The employee appealed against the strike out decision.
The Employment Appeal Tribunal held that the employee’s case was fanciful, and that the tribunal had been entitled to strike out the claims.
The Court of Appeal has upheld that decision. It held that claims should be struck out by the tribunal if it was persuaded that they had no reasonable prospect of success at trial. The tribunal’s time should not be taken up by such cases.
Company protects itself after ex-employee copies client list
A company has been granted the right to examine a former employee’s computer and electronic devices after he admitted taking a copy of its list of clients.
The employee had been the managing director of the company, which specialised in maritime insurance claims.
The company’s case was that he had asked his assistant via email to forward to him a list of its business contacts. The following day he was called into a meeting and told that disciplinary action was to be taken against him. He was also asked to leave the premises.
He resigned the following week.
Shortly afterwards, the company wrote to him asking whether he had used the list, copied it, or disclosed it to third parties. He denied this at first but later accepted that he had copied the list on to a home computer and had made a secondary list.

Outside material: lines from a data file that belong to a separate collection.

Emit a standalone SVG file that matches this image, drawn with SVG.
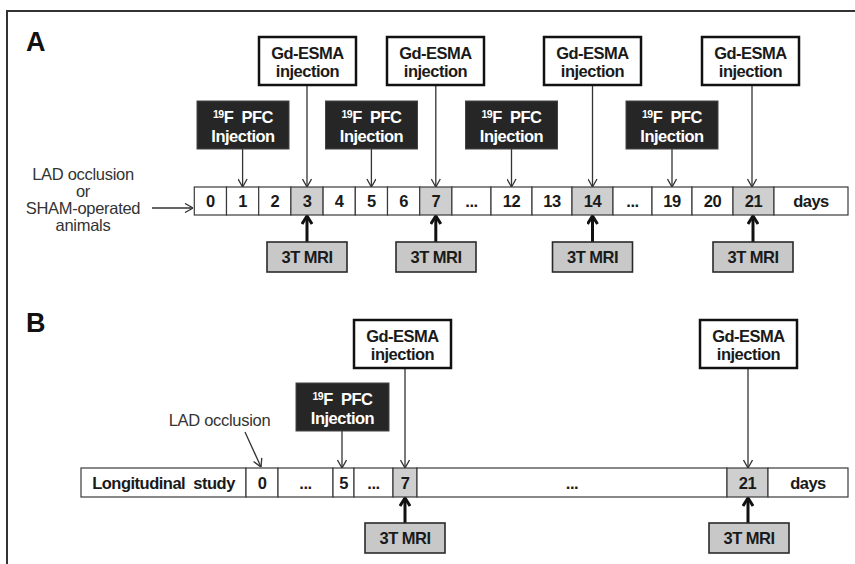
<svg xmlns="http://www.w3.org/2000/svg" width="855" height="564" viewBox="0 0 855 564">
<defs>
<style>
.t{font-family:"Liberation Sans",Arial,sans-serif;font-weight:bold;font-size:16.5px;letter-spacing:-0.5px;fill:#1a1a1a;text-anchor:middle}
.w{fill:#fff}
.r{font-family:"Liberation Sans",Arial,sans-serif;font-size:16.5px;letter-spacing:-0.3px;fill:#333;text-anchor:middle}
.lbl{font-family:"Liberation Sans",Arial,sans-serif;font-weight:bold;font-size:27px;fill:#111}
.cell{fill:#fff;stroke:#3a3a3a;stroke-width:1.2}
.g{fill:#cfcfcf}
.gd{fill:#fff;stroke:#111;stroke-width:2.5}
.pfc{fill:#262626;stroke:#444;stroke-width:1}
.mri{fill:#c8c8c8;stroke:#2a2a2a;stroke-width:1.6}
.thin{stroke:#333;stroke-width:1.3;fill:none;marker-end:url(#ah)}
.thick{stroke:#111;stroke-width:3;fill:none;marker-end:url(#ahb)}
</style>
<marker id="ah" viewBox="0 0 10 10" refX="10" refY="5" markerWidth="10" markerHeight="10" markerUnits="userSpaceOnUse" orient="auto">
<path d="M2,0.5 L10,5 L2,9.5" fill="none" stroke="#333" stroke-width="1.3"/>
</marker>
<marker id="ahb" viewBox="0 0 12 12" refX="10" refY="6" markerWidth="12" markerHeight="12" markerUnits="userSpaceOnUse" orient="auto">
<path d="M2,1 L10,6 L2,11" fill="none" stroke="#111" stroke-width="3"/>
</marker>
</defs>
<rect width="855" height="564" fill="#fff"/>
<polyline points="7,564 7,11 855,11" fill="none" stroke="#333" stroke-width="2"/>

<text class="lbl" x="26" y="51">A</text>
<text class="lbl" x="26" y="332">B</text>

<g id="connectors">
<line class="thin" x1="152" y1="208" x2="193" y2="208"/>
<line class="thin" x1="307" y1="85" x2="307" y2="187"/>
<line class="thin" x1="435.8" y1="85" x2="435.8" y2="187"/>
<line class="thin" x1="592.5" y1="85" x2="592.5" y2="187"/>
<line class="thin" x1="752" y1="85" x2="752" y2="187"/>
<line class="thin" x1="242.6" y1="149" x2="242.6" y2="187"/>
<line class="thin" x1="371.4" y1="149" x2="371.4" y2="187"/>
<line class="thin" x1="511.5" y1="149" x2="511.5" y2="187"/>
<line class="thin" x1="672" y1="149" x2="672" y2="187"/>
<line class="thick" x1="307" y1="242" x2="307" y2="216"/>
<line class="thick" x1="435.8" y1="242" x2="435.8" y2="216"/>
<line class="thick" x1="592.5" y1="242" x2="592.5" y2="216"/>
<line class="thick" x1="753" y1="242" x2="753" y2="216"/>
<line class="thin" x1="245" y1="432" x2="261" y2="467"/>
<line class="thin" x1="342" y1="431" x2="342" y2="468"/>
<line class="thin" x1="405" y1="368" x2="405" y2="468"/>
<line class="thin" x1="748" y1="368" x2="748" y2="468"/>
<line class="thick" x1="405" y1="523" x2="405" y2="498"/>
<line class="thick" x1="748" y1="523" x2="748" y2="498"/>
</g>

<g id="lad-a">
<text class="r" x="83" y="180">LAD occlusion</text>
<text class="r" x="83" y="197">or</text>
<text class="r" x="83" y="214">SHAM-operated</text>
<text class="r" x="83" y="231">animals</text>
</g>

<g id="timeline-a">
<g id="a-c0"><rect class="cell" x="194.3" y="187" width="32.2" height="28"/><text class="t" x="210.4" y="207">0</text></g>
<g id="a-c1"><rect class="cell" x="226.5" y="187" width="32.2" height="28"/><text class="t" x="242.6" y="207">1</text></g>
<g id="a-c2"><rect class="cell" x="258.7" y="187" width="32.2" height="28"/><text class="t" x="274.8" y="207">2</text></g>
<g id="a-c3"><rect class="cell g" x="290.9" y="187" width="32.2" height="28"/><text class="t" x="307" y="207">3</text></g>
<g id="a-c4"><rect class="cell" x="323.1" y="187" width="32.2" height="28"/><text class="t" x="339.2" y="207">4</text></g>
<g id="a-c5"><rect class="cell" x="355.3" y="187" width="32.2" height="28"/><text class="t" x="371.4" y="207">5</text></g>
<g id="a-c6"><rect class="cell" x="387.5" y="187" width="32.2" height="28"/><text class="t" x="403.6" y="207">6</text></g>
<g id="a-c7"><rect class="cell g" x="419.7" y="187" width="32.2" height="28"/><text class="t" x="435.8" y="207">7</text></g>
<g id="a-d1"><rect class="cell" x="451.9" y="187" width="39.1" height="28"/><text class="t" x="471.5" y="207">...</text></g>
<g id="a-c12"><rect class="cell" x="491" y="187" width="41" height="28"/><text class="t" x="511.5" y="207">12</text></g>
<g id="a-c13"><rect class="cell" x="532" y="187" width="40" height="28"/><text class="t" x="552" y="207">13</text></g>
<g id="a-c14"><rect class="cell g" x="572" y="187" width="41" height="28"/><text class="t" x="592.5" y="207">14</text></g>
<g id="a-d2"><rect class="cell" x="613" y="187" width="39" height="28"/><text class="t" x="632.5" y="207">...</text></g>
<g id="a-c19"><rect class="cell" x="652" y="187" width="40" height="28"/><text class="t" x="672" y="207">19</text></g>
<g id="a-c20"><rect class="cell" x="692" y="187" width="41" height="28"/><text class="t" x="712.5" y="207">20</text></g>
<g id="a-c21"><rect class="cell g" x="733" y="187" width="41" height="28"/><text class="t" x="753.5" y="207">21</text></g>
<g id="a-days"><rect class="cell" x="774" y="187" width="74" height="28"/><text class="t" x="811" y="207">days</text></g>
</g>

<g id="a-gd1"><rect class="gd" x="259" y="37" width="97" height="48"/><text class="t" x="307.5" y="58.5">Gd-ESMA</text><text class="t" x="307.5" y="77">injection</text></g>
<g id="a-gd2"><rect class="gd" x="387" y="37" width="97" height="48"/><text class="t" x="435.5" y="58.5">Gd-ESMA</text><text class="t" x="435.5" y="77">injection</text></g>
<g id="a-gd3"><rect class="gd" x="544" y="37" width="97" height="48"/><text class="t" x="592.5" y="58.5">Gd-ESMA</text><text class="t" x="592.5" y="77">injection</text></g>
<g id="a-gd4"><rect class="gd" x="702" y="37" width="97" height="48"/><text class="t" x="750.5" y="58.5">Gd-ESMA</text><text class="t" x="750.5" y="77">injection</text></g>

<g id="a-pfc1"><rect class="pfc" x="197" y="101" width="92" height="48"/><text class="t w" x="243" y="123" xml:space="preserve"><tspan font-size="10.5" dy="-5">19</tspan><tspan dy="5">F  PFC</tspan></text><text class="t w" x="243" y="141.5">Injection</text></g>
<g id="a-pfc2"><rect class="pfc" x="325.5" y="101" width="92" height="48"/><text class="t w" x="371.5" y="123" xml:space="preserve"><tspan font-size="10.5" dy="-5">19</tspan><tspan dy="5">F  PFC</tspan></text><text class="t w" x="371.5" y="141.5">Injection</text></g>
<g id="a-pfc3"><rect class="pfc" x="465.5" y="101" width="92" height="48"/><text class="t w" x="511.5" y="123" xml:space="preserve"><tspan font-size="10.5" dy="-5">19</tspan><tspan dy="5">F  PFC</tspan></text><text class="t w" x="511.5" y="141.5">Injection</text></g>
<g id="a-pfc4"><rect class="pfc" x="626" y="101" width="92" height="48"/><text class="t w" x="672" y="123" xml:space="preserve"><tspan font-size="10.5" dy="-5">19</tspan><tspan dy="5">F  PFC</tspan></text><text class="t w" x="672" y="141.5">Injection</text></g>

<g id="a-mri1"><rect class="mri" x="267" y="242" width="80" height="30"/><text class="t" x="307" y="262.5">3T MRI</text></g>
<g id="a-mri2"><rect class="mri" x="396" y="242" width="80" height="30"/><text class="t" x="436" y="262.5">3T MRI</text></g>
<g id="a-mri3"><rect class="mri" x="552.5" y="242" width="80" height="30"/><text class="t" x="592.5" y="262.5">3T MRI</text></g>
<g id="a-mri4"><rect class="mri" x="713" y="242" width="80" height="30"/><text class="t" x="753" y="262.5">3T MRI</text></g>

<g id="lad-b"><text class="r" x="219.5" y="426">LAD occlusion</text></g>

<g id="timeline-b">
<g id="b-study"><rect class="cell" x="81" y="468" width="165" height="29"/><text class="t" x="163.5" y="488.5" xml:space="preserve">Longitudinal  study</text></g>
<g id="b-c0"><rect class="cell" x="246" y="468" width="32" height="29"/><text class="t" x="262" y="488.5">0</text></g>
<g id="b-d1"><rect class="cell" x="278" y="468" width="55" height="29"/><text class="t" x="305.5" y="488.5">...</text></g>
<g id="b-c5"><rect class="cell" x="333" y="468" width="21" height="29"/><text class="t" x="343.5" y="488.5">5</text></g>
<g id="b-d2"><rect class="cell" x="354" y="468" width="39" height="29"/><text class="t" x="373.5" y="488.5">...</text></g>
<g id="b-c7"><rect class="cell g" x="393" y="468" width="24" height="29"/><text class="t" x="405" y="488.5">7</text></g>
<g id="b-d3"><rect class="cell" x="417" y="468" width="310" height="29"/><text class="t" x="572" y="488.5">...</text></g>
<g id="b-c21"><rect class="cell g" x="727" y="468" width="41" height="29"/><text class="t" x="747.5" y="488.5">21</text></g>
<g id="b-days"><rect class="cell" x="768" y="468" width="80" height="29"/><text class="t" x="808" y="488.5">days</text></g>
</g>

<g id="b-gd1"><rect class="gd" x="354" y="320" width="97" height="48"/><text class="t" x="402.5" y="341.5">Gd-ESMA</text><text class="t" x="402.5" y="360">injection</text></g>
<g id="b-gd2"><rect class="gd" x="700" y="320" width="97" height="48"/><text class="t" x="748.5" y="341.5">Gd-ESMA</text><text class="t" x="748.5" y="360">injection</text></g>
<g id="b-pfc"><rect class="pfc" x="296" y="383" width="93" height="48"/><text class="t w" x="342.5" y="405" xml:space="preserve"><tspan font-size="10.5" dy="-5">19</tspan><tspan dy="5">F  PFC</tspan></text><text class="t w" x="342.5" y="423.5">Injection</text></g>
<g id="b-mri1"><rect class="mri" x="365" y="523" width="80" height="30"/><text class="t" x="405" y="543.5">3T MRI</text></g>
<g id="b-mri2"><rect class="mri" x="709" y="523" width="80" height="30"/><text class="t" x="749" y="543.5">3T MRI</text></g>
</svg>
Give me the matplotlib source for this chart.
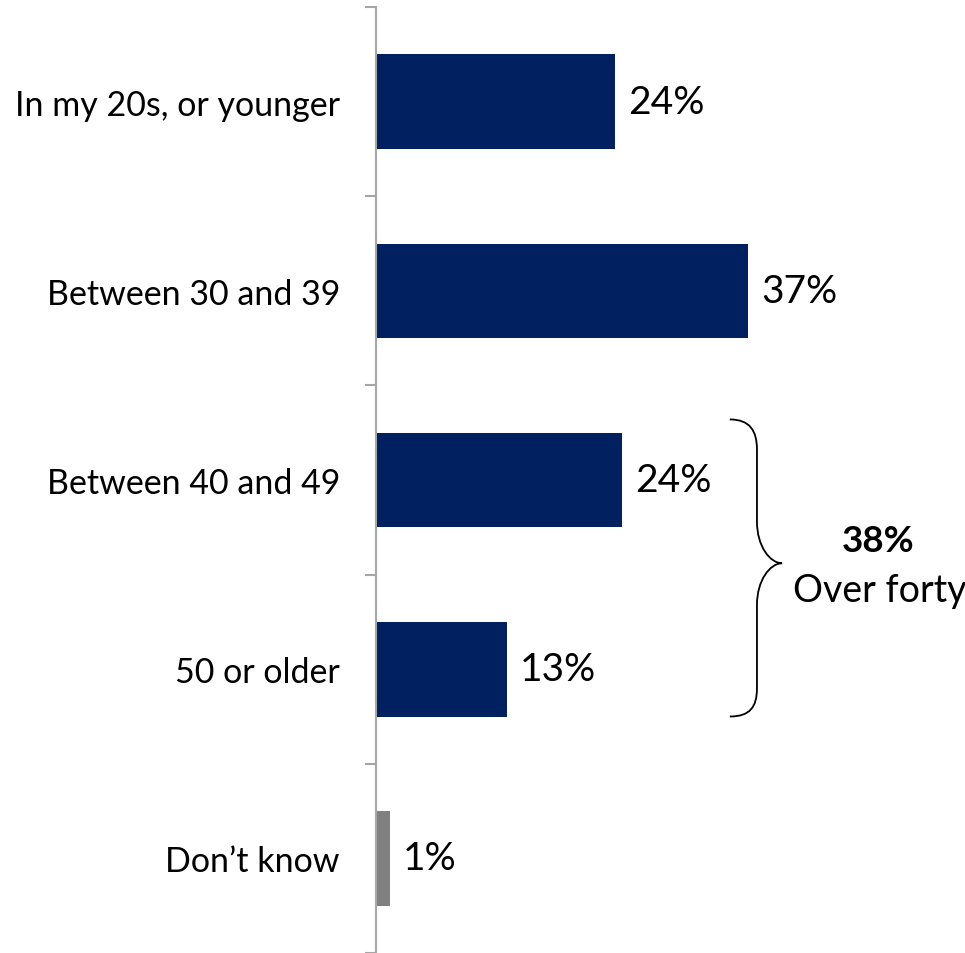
import matplotlib
matplotlib.use("Agg")
import matplotlib.pyplot as plt
from matplotlib.path import Path
from matplotlib.patches import PathPatch

plt.rcParams['font.family'] = ['Lato', 'DejaVu Sans']

categories = ["In my 20s, or younger", "Between 30 and 39", "Between 40 and 49",
              "50 or older", "Don\u2019t know"]
values = [23.8, 37.0, 24.5, 13.0, 1.4]
value_labels = ["24%", "37%", "24%", "13%", "1%"]
bar_colors = ["#002060", "#002060", "#002060", "#002060", "#808080"]
group_total = "38%"
group_label = "Over forty"

W, H = 965, 954
fig = plt.figure(figsize=(W / 100, H / 100), dpi=100)
ax_left, ax_right = 376 / W, 959 / W
ax_top, ax_bottom = 1 - 8 / H, 0.0
ax = fig.add_axes([ax_left, ax_bottom, ax_right - ax_left, ax_top - ax_bottom])

y = list(range(len(categories)))
ax.barh(y, values, height=0.5, color=bar_colors, zorder=2)
ax.set_xlim(0, 58)
ax.set_ylim(len(categories) - 0.5, -0.5)

for s in ['top', 'right', 'bottom']:
    ax.spines[s].set_visible(False)
ax.spines['left'].set_color('#A6A6A6')
ax.spines['left'].set_linewidth(1.5)
ax.set_xticks([])

# ticks at category boundaries
ax.set_yticks([i - 0.5 for i in range(len(categories) + 1)], minor=False)
ax.set_yticklabels([])
ax.tick_params(axis='y', which='major', length=8, width=1.5, color='#A6A6A6', direction='out')
ax.set_yticks(y, minor=True)
ax.set_yticklabels(categories, minor=True)
ax.tick_params(axis='y', which='minor', length=0, pad=26, labelsize=24.5, labelcolor='black')

for yi, v, lab in zip(y, values, value_labels):
    ax.text(v + 1.3, yi, lab, va='center', ha='left', fontsize=28, color='black')

# brace
verts = [(35.2, 1.68), (37.2, 1.68), (37.9, 1.74), (37.9, 1.84),
         (37.9, 2.22),
         (37.9, 2.35), (39.2, 2.44), (40.4, 2.44),
         (39.2, 2.44), (37.9, 2.53), (37.9, 2.66),
         (37.9, 3.10),
         (37.9, 3.20), (37.2, 3.25), (35.2, 3.25)]
codes = [Path.MOVETO, Path.CURVE4, Path.CURVE4, Path.CURVE4,
         Path.LINETO,
         Path.CURVE4, Path.CURVE4, Path.CURVE4,
         Path.CURVE4, Path.CURVE4, Path.CURVE4,
         Path.LINETO,
         Path.CURVE4, Path.CURVE4, Path.CURVE4]
ax.add_patch(PathPatch(Path(verts, codes), fill=False, edgecolor='black', lw=1.3,
                       clip_on=False))

ax.text(50.0, 2.375, group_total, ha='center', va='baseline', fontsize=26.5,
        fontweight='bold', color='black', clip_on=False)
ax.text(50.1, 2.64, group_label, ha='center', va='baseline', fontsize=27,
        color='black', clip_on=False)

fig.savefig("out.png", dpi=100)
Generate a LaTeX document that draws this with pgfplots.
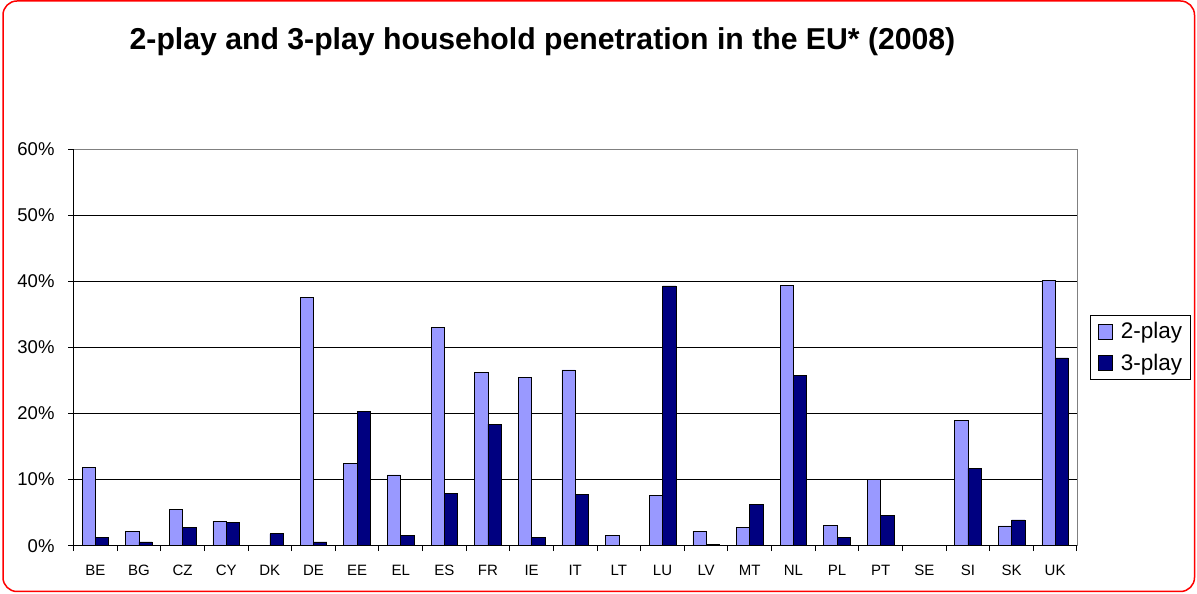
\documentclass[border=0pt]{standalone}
\usepackage{fontspec}
\setmainfont{Liberation Sans}
\usepackage{pgfplots}
\pgfplotsset{compat=1.18}
\definecolor{twoplay}{HTML}{9999FF}
\definecolor{threeplay}{HTML}{000080}
\begin{document}
\begin{tikzpicture}
\useasboundingbox (0,0) rectangle (1197bp,594bp);
\draw[red, line width=1.5bp, rounded corners=14bp] (3bp,2.5bp) rectangle (1194.5bp,593bp);
\node[anchor=base, font=\fontsize{30.2bp}{34bp}\selectfont\bfseries] at (542.5bp,544bp)
  {2-play and 3-play household penetration in the EU* (2008)};
\begin{axis}[
  at={(73.5bp,48.3bp)}, anchor=south west,
  scale only axis, width=1003.5bp, height=396.7bp,
  ybar=0pt, bar width=13.3bp,
  xmin=-0.5, xmax=22.5, ymin=0, ymax=60,
  xtick={-0.5,0.5,...,22.5},
  x tick label as interval,
  xticklabels={BE,BG,CZ,CY,DK,DE,EE,EL,ES,FR,IE,IT,LT,LU,LV,MT,NL,PL,PT,SE,SI,SK,UK},
  ytick={0,10,...,60},
  yticklabel={\pgfmathprintnumber{\tick}\%},
  /pgf/number format/assume math mode=true,
  xtick pos=bottom, ytick pos=left,
  xtick align=outside, ytick align=outside, major tick length=5.5bp,
  every tick/.style={black, line width=1bp},
  xticklabel style={font=\fontsize{15bp}{18bp}\selectfont, yshift=-10bp},
  yticklabel style={font=\fontsize{18.5bp}{22bp}\selectfont, xshift=-10bp},
  ymajorgrids, grid style={black, line width=0.8bp},
  axis line style={gray, line width=0.8bp},
  after end axis/.code={\draw[black, line width=0.8bp] (rel axis cs:0,1) -- (rel axis cs:0,0) -- (rel axis cs:1,0);},
  legend style={at={(1.013,0.5)}, anchor=west, draw=black, line width=0.6bp,
    font=\fontsize{22.5bp}{26bp}\selectfont, inner xsep=8bp, inner ysep=7bp,
    row sep=14bp, nodes={inner sep=0bp},
    /tikz/every odd column/.append style={column sep=8bp}},
  legend cell align=left,
  legend image code/.code={\draw[#1] (0bp,-7.5bp) rectangle (14bp,7.5bp);},
]
\addplot[fill=twoplay, draw=black, line width=0.6bp] coordinates {
  (0,11.8) (1,2.2) (2,5.5) (3,3.7) (4,0) (5,37.6) (6,12.4) (7,10.7)
  (8,33.0) (9,26.2) (10,25.5) (11,26.6) (12,1.5) (13,7.6) (14,2.2)
  (15,2.8) (16,39.4) (17,3.1) (18,10.0) (19,0) (20,19.0) (21,3.0) (22,40.1)
};
\addplot[fill=threeplay, draw=black, line width=0.6bp] coordinates {
  (0,1.3) (1,0.56) (2,2.8) (3,3.5) (4,1.8) (5,0.56) (6,20.3) (7,1.5)
  (8,7.9) (9,18.4) (10,1.3) (11,7.8) (12,0) (13,39.3) (14,0.2)
  (15,6.3) (16,25.8) (17,1.3) (18,4.6) (19,0) (20,11.7) (21,3.9) (22,28.4)
};
\legend{2-play,3-play}
\end{axis}
\end{tikzpicture}
\end{document}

The company found emails which suggested that he was being lined-up to join another insurance group. It sought an order for the delivery up of any computers, hard drives, phones or documents containing confidential information to be examined by an independent expert.
The High Court found in favour of the company. It held there was a real issue to be tried as to whether the employee had copied confidential information to help himself post-termination.
The court was not satisfied that he could be assumed to have come clean. It might turn out that he had, but he had not initially volunteered that he had taken the list at all. There was a real possibility that he had taken the list to use the information, which he must have known was confidential, and still had it on one or both machines.
A full examination should therefore be carried out.